Auteur d’un nombre impressionnant de classiques (Le Faucon maltais, Quand la ville dort, Les Désaxés, La Nuit de l’iguane, L’Homme qui voulut être roi…), John Huston est un cinéaste qui n’a pourtant jamais eu la même aura critique que certains de ses pairs, comme Howard Hawks ou encore Alfred Hitchcock. Inégalement appréciée, l’œuvre de cet ancien boxeur professionnel est à l’image du personnage haut en couleur qu’il affichait : roublard, protéiforme, grandiose, et parfois même risible. Sorti peu avant sa disparition, le dernier film du cinéaste, Gens de Dublin, loin de donner les clés d’une carrière riche en paradoxes, renforce son mystère et se présente comme un point d’orgue élégiaque, qui plutôt qu’une conclusion prendrait la forme d’une paisible incertitude.
1987. Alors que Gens de Dublin (The Dead dans son titre original), est sur le point d’être projeté au Festival de Venise, le monde entier apprend la mort de John Huston. Frédéric Sabouraud, alors rédacteur aux Cahiers du Cinéma, écrira quelques jours plus tard : « Pour moi qui ne connais que ses films, son visage de boxeur et sa voix éraillée, son regard malicieux perçant à la plissure des yeux, cette longue silhouette sur laquelle pesait depuis longtemps le poids des ans, il restera le trouble d’avoir perçu dans son ultime film l’empreinte de la sérénité. » Or, quelque vingt ans plus tard, alors que les effluves corrosives du cinéaste américain se sont doucement dissipées, Gens de Dublin reste, à n’en pas douter, une œuvre extrêmement troublante. Adaptation de The Dead, dernière nouvelle du recueil de James Joyce intitulé The Dubliners, le film se construit le long de récits entrecroisés, récits déclamés, chantés, parfois même pleurés, qui nous emmènent du huis clos chaleureux d’un réveillon à l’immensité de la campagne irlandaise.
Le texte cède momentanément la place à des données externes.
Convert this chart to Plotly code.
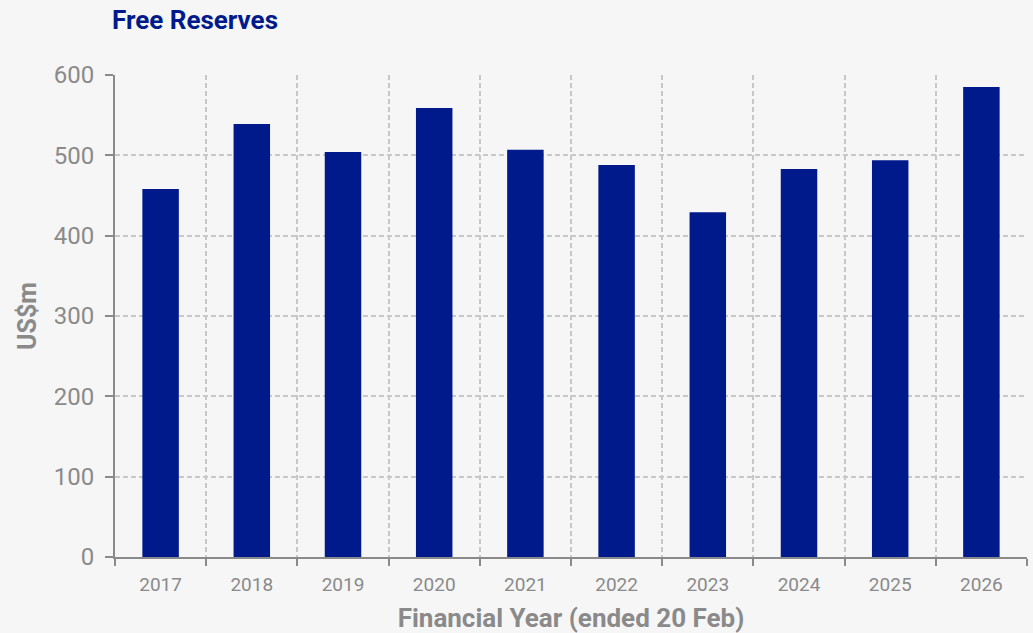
import plotly.graph_objects as go

years = ["2017", "2018", "2019", "2020", "2021", "2022", "2023", "2024", "2025", "2026"]
free_reserves = [458, 539, 504, 559, 507, 488, 429, 483, 494, 585]
y_ticks = [0, 100, 200, 300, 400, 500, 600]

fig = go.Figure(go.Bar(
    x=years, y=free_reserves,
    marker=dict(color="#001a8c", line=dict(width=0)),
))

grey = "#8a8a8a"
grid = "#c8c8c8"
fig.update_layout(
    width=1033, height=633,
    paper_bgcolor="#f6f6f6", plot_bgcolor="#f6f6f6",
    margin=dict(l=115, r=6, t=75, b=76, autoexpand=False),
    bargap=0.6,
    showlegend=False,
    font=dict(family="Roboto", color=grey),
    title=dict(text="<b>Free Reserves</b>", font=dict(size=26, color="#001a8c", family="Roboto"),
               x=112/1033, xanchor="left", xref="container", y=1-20/633, yanchor="middle", yref="container"),
    xaxis=dict(
        type="category", tickson="boundaries", automargin=False,
        showgrid=True, gridcolor=grid, griddash="5px,3px", gridwidth=1.5,
        showline=True, linecolor=grey, linewidth=2,
        ticks="outside", ticklen=7, tickwidth=2, tickcolor=grey,
        tickfont=dict(size=19, color=grey), ticklabelstandoff=9,
        title=dict(text="<b>Financial Year (ended 20 Feb)</b>", font=dict(size=26, color=grey), standoff=15),
    ),
    yaxis=dict(
        range=[0, 600], tickvals=y_ticks, automargin=False,
        showgrid=True, gridcolor=grid, griddash="5px,3px", gridwidth=1.5,
        zeroline=False,
        showline=True, linecolor=grey, linewidth=2,
        ticks="outside", ticklen=8, tickwidth=2, tickcolor=grey,
        tickfont=dict(size=24, color=grey), ticklabelstandoff=6,
        title=dict(text="<b>US$m</b>", font=dict(size=25, color=grey), standoff=10),
    ),
)

fig.write_html("out.html")
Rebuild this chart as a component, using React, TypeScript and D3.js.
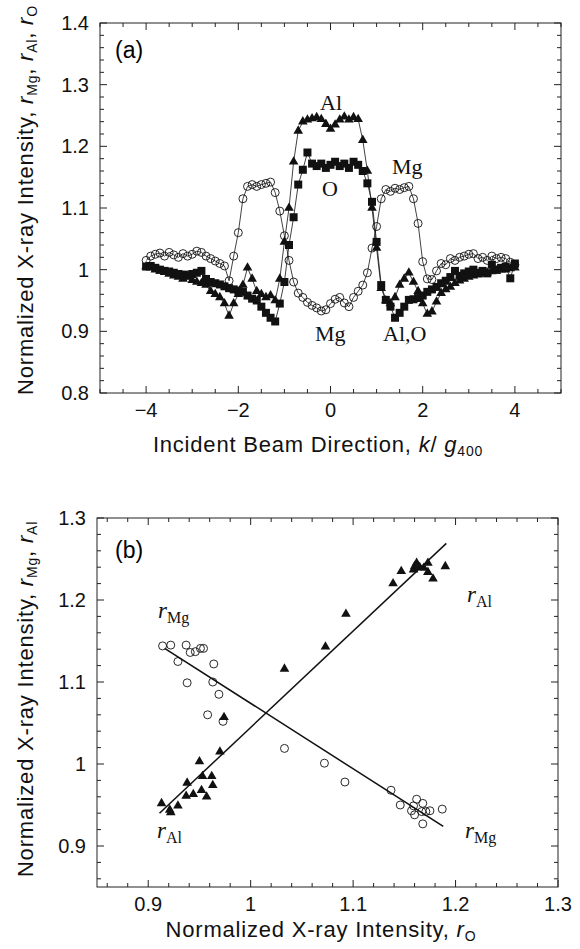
import React from 'react';
import * as d3 from 'd3';

// panel (a): normalized intensities vs incident beam direction k/g400
const kValues = d3.range(-40, 41).map(i => i / 10);

const mgA = [
  1.015, 1.022, 1.025, 1.027, 1.022, 1.028, 1.024, 1.020, 1.026, 1.022,
  1.025, 1.030, 1.028, 1.022, 1.018, 1.014, 1.010, 1.006, 0.982, 1.022,
  1.060, 1.115, 1.135, 1.138, 1.135, 1.138, 1.140, 1.142, 1.125, 1.095,
  1.055, 1.015, 0.980, 0.962, 0.955, 0.947, 0.942, 0.938, 0.933, 0.935,
  0.945, 0.952, 0.955, 0.946, 0.940, 0.955, 0.965, 0.975, 0.995, 1.035,
  1.070, 1.115, 1.130, 1.127, 1.132, 1.130, 1.133, 1.135, 1.115, 1.075,
  1.013, 0.985, 0.984, 0.998, 1.010, 1.008, 1.018, 1.015, 1.020, 1.022,
  1.025, 1.026, 1.018, 1.020, 1.015, 1.022, 1.018, 1.020, 1.018, 1.012,
  1.008,
];

const alA = [
  1.005, 1.003, 1.000, 0.998, 0.996, 0.993, 0.990, 0.988, 0.985, 0.990,
  0.983, 0.980, 0.978, 0.975, 0.965, 0.960, 0.955, 0.945, 0.925, 0.945,
  0.960, 0.975, 1.003, 0.985, 0.965, 0.960, 0.955, 0.958, 0.950, 0.985,
  1.045, 1.100, 1.175, 1.225, 1.240, 1.243, 1.245, 1.247, 1.244, 1.236,
  1.228, 1.235, 1.243, 1.248, 1.243, 1.247, 1.244, 1.210, 1.160, 1.100,
  1.035, 0.970, 0.950, 0.945, 0.955, 0.975, 0.985, 0.995, 0.980, 0.965,
  0.945, 0.928, 0.932, 0.948, 0.962, 0.968, 0.972, 0.978, 0.982, 0.985,
  0.988, 0.990, 0.992, 0.993, 0.995, 0.997, 0.998, 1.000, 1.000, 1.002,
  1.003,
];

const oA = [
  1.005, 1.006, 1.003, 1.000, 0.998, 0.997, 0.995, 0.993, 0.992, 0.990,
  0.993, 0.995, 0.998, 0.985, 0.980, 0.978, 0.976, 0.973, 0.970, 0.968,
  0.966, 0.964, 0.958, 0.953, 0.950, 0.940, 0.930, 0.922, 0.916, 0.945,
  0.980, 1.040, 1.085, 1.138, 1.162, 1.190, 1.172, 1.168, 1.172, 1.165,
  1.170, 1.175, 1.168, 1.172, 1.165, 1.175, 1.170, 1.160, 1.140, 1.110,
  1.045, 0.975, 0.951, 0.940, 0.922, 0.930, 0.940, 0.951, 0.952, 0.954,
  0.958, 0.964, 0.968, 0.972, 0.978, 0.982, 0.988, 0.998, 0.990, 0.994,
  0.997, 1.000, 0.995, 0.998, 0.994, 1.008, 1.000, 1.003, 1.005, 0.986,
  1.010,
];

// panel (b): r_Al and r_Mg plotted against r_O
const triRO = [0.913, 0.921, 0.922, 0.929, 0.937, 0.938, 0.944, 0.950, 0.953, 0.952, 0.957, 0.962, 0.963, 0.970, 0.974, 1.033, 1.073, 1.093, 1.139, 1.147, 1.159, 1.162, 1.165, 1.169, 1.173, 1.173, 1.178, 1.190, 1.160];
const triRAl = [0.952, 0.944, 0.941, 0.949, 0.961, 0.977, 0.963, 1.003, 0.985, 0.968, 0.960, 0.985, 0.974, 1.015, 1.057, 1.116, 1.143, 1.183, 1.220, 1.235, 1.237, 1.245, 1.240, 1.239, 1.245, 1.234, 1.226, 1.241, 1.241];
const circRO = [0.914, 0.922, 0.937, 0.941, 0.946, 0.951, 0.954, 0.929, 0.964, 0.938, 0.963, 0.969, 0.958, 0.973, 1.033, 1.072, 1.092, 1.137, 1.146, 1.162, 1.168, 1.159, 1.157, 1.160, 1.167, 1.171, 1.175, 1.168, 1.187];
const circRMg = [1.144, 1.145, 1.145, 1.136, 1.137, 1.141, 1.141, 1.125, 1.122, 1.099, 1.100, 1.085, 1.060, 1.052, 1.019, 1.001, 0.978, 0.968, 0.950, 0.957, 0.952, 0.949, 0.943, 0.938, 0.942, 0.942, 0.943, 0.927, 0.945];
const fitAl: [number, number][] = [[0.911, 0.940], [1.191, 1.269]];
const fitMg: [number, number][] = [[0.916, 1.141], [1.188, 0.924]];

const sans = 'Liberation Sans, Arial, sans-serif';
const serif = 'Liberation Serif, Times New Roman, serif';

const steps = (lo: number, hi: number, step: number) =>
  d3.range(Math.round(lo / step), Math.round(hi / step) + 1).map(i => +(i * step).toFixed(4));

const fmt = (v: number) => String(+v.toFixed(2)).replace('-', '\u2212');

function Frame({ x, y, xMinor, xMajor, yMinor, yMajor }: any) {
  const [x0, x1] = x.range();
  const [y0, y1] = y.range(); // y0 bottom, y1 top
  const minorLen = 4;
  const majorLen = 7;
  return (
    <g stroke="#222" strokeWidth={1} fill="none">
      <rect x={x0} y={y1} width={x1 - x0} height={y0 - y1} />
      {xMinor.map((v: number) => {
        const len = xMajor.includes(v) ? majorLen : minorLen;
        return (
          <g key={'x' + v}>
            <line x1={x(v)} x2={x(v)} y1={y0} y2={y0 - len} />
            <line x1={x(v)} x2={x(v)} y1={y1} y2={y1 + len} />
          </g>
        );
      })}
      {yMinor.map((v: number) => {
        const len = yMajor.includes(v) ? majorLen : minorLen;
        return (
          <g key={'y' + v}>
            <line x1={x0} x2={x0 + len} y1={y(v)} y2={y(v)} />
            <line x1={x1} x2={x1 - len} y1={y(v)} y2={y(v)} />
          </g>
        );
      })}
      <g stroke="none" fill="#111" fontFamily={sans} fontSize={20}>
        {xMajor.map((v: number) => (
          <text key={'xl' + v} x={x(v)} y={y0 + 24} textAnchor="middle">{fmt(v)}</text>
        ))}
        {yMajor.map((v: number) => (
          <text key={'yl' + v} x={x0 - 11} y={y(v) + 7} textAnchor="end">{fmt(v)}</text>
        ))}
      </g>
    </g>
  );
}

export default function App() {
  // panel (a)
  const xa = d3.scaleLinear().domain([-5, 5]).range([100, 561]);
  const ya = d3.scaleLinear().domain([0.8, 1.4]).range([393, 23]);
  // panel (b)
  const xb = d3.scaleLinear().domain([0.85, 1.3]).range([97, 558]);
  const yb = d3.scaleLinear().domain([0.85, 1.3]).range([887, 518]);

  const lineA = d3.line<number>().x((_, i) => xa(kValues[i])).y(d => ya(d));
  const tri = d3.symbol(d3.symbolTriangle, 40)();
  const sq = d3.symbol(d3.symbolSquare, 64)();
  const triB = d3.symbol(d3.symbolTriangle, 40)();

  const series = [
    { vals: alA, mark: 'tri' },
    { vals: oA, mark: 'sq' },
    { vals: mgA, mark: 'circ' },
  ];

  const title = { fontFamily: sans, fontSize: 22, fill: '#111', letterSpacing: 0.8 };

  return (
    <svg width={580} height={949} style={{ position: 'absolute', left: 0, top: 0, background: '#fff' }}>
      {/* ---------- panel (a) ---------- */}
      <Frame x={xa} y={ya} xMinor={steps(-5, 5, 0.5)} xMajor={[-4, -2, 0, 2, 4]}
        yMinor={steps(0.8, 1.4, 0.02)} yMajor={steps(0.8, 1.4, 0.1)} />
      {series.map(s => (
        <g key={s.mark}>
          <path d={lineA(s.vals) || ''} fill="none" stroke="#111" strokeWidth={0.8} />
          {s.vals.map((v, i) => {
            const cx = xa(kValues[i]);
            const cy = ya(v);
            if (s.mark === 'circ')
              return <circle key={i} cx={cx} cy={cy} r={4} fill="none" stroke="#111" strokeWidth={0.9} />;
            return <path key={i} d={s.mark === 'tri' ? tri! : sq!} transform={`translate(${cx},${cy})`} fill="#111" />;
          })}
        </g>
      ))}
      <text x={115} y={58} fontFamily={sans} fontSize={23}>(a)</text>
      <g fontFamily={serif} fontSize={22} fill="#111">
        <text x={320} y={110}>Al</text>
        <text x={322} y={196}>O</text>
        <text x={392} y={174}>Mg</text>
        <text x={315} y={341}>Mg</text>
        <text x={383} y={341}>Al,O</text>
      </g>
      <text transform="translate(33,200) rotate(-90)" textAnchor="middle" {...title}>
        Normalized X-ray Intensity, <tspan fontStyle="italic">r</tspan><tspan fontSize={14} dy={4}>Mg</tspan>
        <tspan dy={-4}>, </tspan><tspan fontStyle="italic">r</tspan><tspan fontSize={14} dy={4}>Al</tspan>
        <tspan dy={-4}>, </tspan><tspan fontStyle="italic">r</tspan><tspan fontSize={14} dy={4}>O</tspan>
      </text>
      <text x={318} y={452} textAnchor="middle" {...title}>
        Incident Beam Direction, <tspan fontStyle="italic">k</tspan>/ <tspan fontStyle="italic">g</tspan>
        <tspan fontSize={14} dy={4}>400</tspan>
      </text>

      {/* ---------- panel (b) ---------- */}
      <Frame x={xb} y={yb} xMinor={steps(0.86, 1.3, 0.02)} xMajor={steps(0.9, 1.3, 0.1)}
        yMinor={steps(0.86, 1.3, 0.02)} yMajor={steps(0.9, 1.3, 0.1)} />
      {[fitAl, fitMg].map((f, i) => (
        <line key={i} x1={xb(f[0][0])} y1={yb(f[0][1])} x2={xb(f[1][0])} y2={yb(f[1][1])} stroke="#111" strokeWidth={1.5} />
      ))}
      {circRO.map((v, i) => (
        <circle key={'c' + i} cx={xb(v)} cy={yb(circRMg[i])} r={4} fill="none" stroke="#111" strokeWidth={0.9} />
      ))}
      {triRO.map((v, i) => (
        <path key={'t' + i} d={triB!} transform={`translate(${xb(v)},${yb(triRAl[i])})`} fill="#111" />
      ))}
      <text x={115} y={558} fontFamily={sans} fontSize={23}>(b)</text>
      <g fontFamily={serif} fill="#111">
        <text x={158} y={618} fontSize={23}><tspan fontStyle="italic">r</tspan><tspan fontSize={16} dy={5}>Mg</tspan></text>
        <text x={467} y={602} fontSize={23}><tspan fontStyle="italic">r</tspan><tspan fontSize={16} dy={5}>Al</tspan></text>
        <text x={157} y={838} fontSize={23}><tspan fontStyle="italic">r</tspan><tspan fontSize={16} dy={5}>Al</tspan></text>
        <text x={465} y={838} fontSize={23}><tspan fontStyle="italic">r</tspan><tspan fontSize={16} dy={5}>Mg</tspan></text>
      </g>
      <text transform="translate(33,699) rotate(-90)" textAnchor="middle" {...title}>
        Normalized X-ray Intensity, <tspan fontStyle="italic">r</tspan><tspan fontSize={14} dy={4}>Mg</tspan>
        <tspan dy={-4}>, </tspan><tspan fontStyle="italic">r</tspan><tspan fontSize={14} dy={4}>Al</tspan>
      </text>
      <text x={321} y={937} textAnchor="middle" {...title}>
        Normalized X-ray Intensity, <tspan fontStyle="italic">r</tspan><tspan fontSize={14} dy={4}>O</tspan>
      </text>
    </svg>
  );
}
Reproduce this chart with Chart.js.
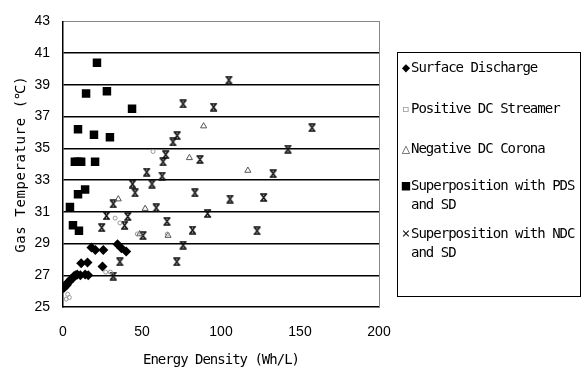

Au début du siècle dernier, à Dublin, un groupe d’amis et de connaissances se réunissent pour fêter le Nouvel An. Tout semble se dérouler selon un rituel bien précis : les convives apportent, les uns après les autres, leur petite contribution musicale ou poétique. Chacun écoute avec plus ou moins d’attention, et tolère avec une bienveillance navrée les frasques bruyantes de Freddy, vieux garçon un peu trop porté sur la bouteille, accompagné ici de sa vieille mère. John Huston, qui avait une prédilection pour les adaptations, exploite ici à merveille le format particulier de la nouvelle, laissant affleurer sous l’apparente simplicité du récit un monde frémissant d’images, de souvenirs, de musiques oubliées et de gens disparus. De ce point de vue, on regrette que les traducteurs français aient choisi en guise de titre, pour plus de lisibilité sans doute, celui du célèbre recueil de Joyce plutôt que celui de la nouvelle elle-même. Car si le film dans sa langue originale s’appelle The Dead, c’est bien que l’ultime œuvre de John Huston porte la marque de plusieurs hantises essentielles ; hantise d’images, de mélodies et de mots, que le cinéaste semble traquer à la surface de chacun des visages sur lesquels ils s’arrête, visages tendus dans une écoute fébrile.
À cette incertitude exprimée par le titre, le film appose tout un jeu de correspondances entre le temps linéaire et le temps anachronique. Cette dichotomie trouve également une résonance spatiale, à travers l’enfermement de la maison où se déroule la fête que vient troubler et comme désordonner le sentiment d’une immensité affleurante. Si John Huston filme ici le monde avec minutie, c’est en tant que ce monde laisse deviner, sous la matière lisse et palpable des apparences, une infinité de réalités impalpables, gardées sous silence par ceux qu’elles investissent, susceptibles d’éclater à tout instant pour finalement prendre un corps fugace à l’usage des mots, de la musique, et finalement, du cinéma. Avec Gens de Dublin, John Huston laissait donc en guise d’adieu un ultime opus en forme de manifeste de la survivance, cartographie des formes immatérielles de la trace, d’une beauté à couper le souffle.